Exercise task —
Retype the lines beneath this one, from the first through the line containing "(chk.east) -- (cmt);". Pictures are left out.

Source material —
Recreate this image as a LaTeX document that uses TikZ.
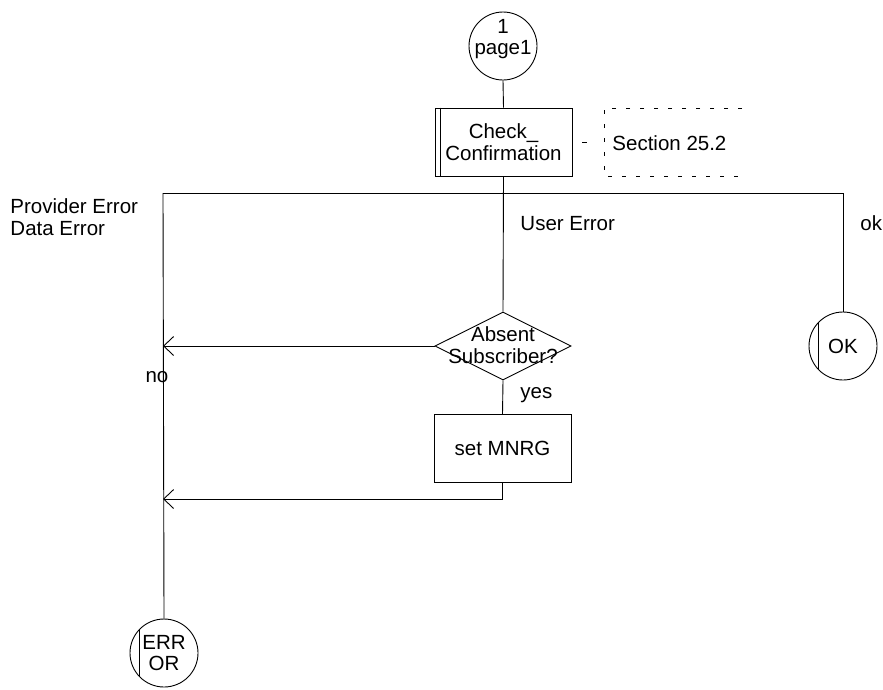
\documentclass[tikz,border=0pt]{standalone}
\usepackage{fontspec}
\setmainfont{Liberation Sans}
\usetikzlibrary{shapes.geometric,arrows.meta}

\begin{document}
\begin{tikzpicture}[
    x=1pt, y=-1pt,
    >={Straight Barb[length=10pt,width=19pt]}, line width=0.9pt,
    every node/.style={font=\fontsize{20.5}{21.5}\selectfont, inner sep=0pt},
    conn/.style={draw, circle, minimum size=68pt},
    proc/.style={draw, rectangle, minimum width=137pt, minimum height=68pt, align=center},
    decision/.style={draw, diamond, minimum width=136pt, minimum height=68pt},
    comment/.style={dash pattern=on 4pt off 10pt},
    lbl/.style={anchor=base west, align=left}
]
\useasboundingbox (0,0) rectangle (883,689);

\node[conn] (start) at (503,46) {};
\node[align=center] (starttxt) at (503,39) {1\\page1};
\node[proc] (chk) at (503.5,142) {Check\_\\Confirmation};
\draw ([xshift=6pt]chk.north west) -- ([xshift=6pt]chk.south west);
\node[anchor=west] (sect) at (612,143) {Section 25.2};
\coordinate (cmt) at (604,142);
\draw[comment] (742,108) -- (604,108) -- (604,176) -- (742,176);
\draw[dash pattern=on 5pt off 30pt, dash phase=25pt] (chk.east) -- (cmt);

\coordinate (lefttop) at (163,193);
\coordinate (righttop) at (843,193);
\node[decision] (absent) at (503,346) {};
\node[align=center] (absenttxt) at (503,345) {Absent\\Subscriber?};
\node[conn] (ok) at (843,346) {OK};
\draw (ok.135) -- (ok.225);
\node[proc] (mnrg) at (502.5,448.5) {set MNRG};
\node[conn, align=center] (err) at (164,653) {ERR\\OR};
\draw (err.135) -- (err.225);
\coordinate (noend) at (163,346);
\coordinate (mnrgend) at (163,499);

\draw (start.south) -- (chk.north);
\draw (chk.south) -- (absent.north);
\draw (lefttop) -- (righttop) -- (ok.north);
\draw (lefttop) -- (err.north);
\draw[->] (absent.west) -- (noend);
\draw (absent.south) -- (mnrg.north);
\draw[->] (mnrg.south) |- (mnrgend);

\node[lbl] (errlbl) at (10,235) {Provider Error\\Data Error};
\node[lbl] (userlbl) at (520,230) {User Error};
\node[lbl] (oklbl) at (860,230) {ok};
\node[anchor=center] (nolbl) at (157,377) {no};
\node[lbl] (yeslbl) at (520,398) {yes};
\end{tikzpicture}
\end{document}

Reply to the exercise —
Recreate this image as a LaTeX document that uses TikZ.
\documentclass[tikz,border=0pt]{standalone}
\usepackage{fontspec}
\setmainfont{Liberation Sans}
\usetikzlibrary{shapes.geometric,arrows.meta}

\begin{document}
\begin{tikzpicture}[
    x=1pt, y=-1pt,
    >={Straight Barb[length=10pt,width=19pt]}, line width=0.9pt,
    every node/.style={font=\fontsize{20.5}{21.5}\selectfont, inner sep=0pt},
    conn/.style={draw, circle, minimum size=68pt},
    proc/.style={draw, rectangle, minimum width=137pt, minimum height=68pt, align=center},
    decision/.style={draw, diamond, minimum width=136pt, minimum height=68pt},
    comment/.style={dash pattern=on 4pt off 10pt},
    lbl/.style={anchor=base west, align=left}
]
\useasboundingbox (0,0) rectangle (883,689);

\node[conn] (start) at (503,46) {};
\node[align=center] (starttxt) at (503,39) {1\\page1};
\node[proc] (chk) at (503.5,142) {Check\_\\Confirmation};
\draw ([xshift=6pt]chk.north west) -- ([xshift=6pt]chk.south west);
\node[anchor=west] (sect) at (612,143) {Section 25.2};
\coordinate (cmt) at (604,142);
\draw[comment] (742,108) -- (604,108) -- (604,176) -- (742,176);
\draw[dash pattern=on 5pt off 30pt, dash phase=25pt] (chk.east) -- (cmt);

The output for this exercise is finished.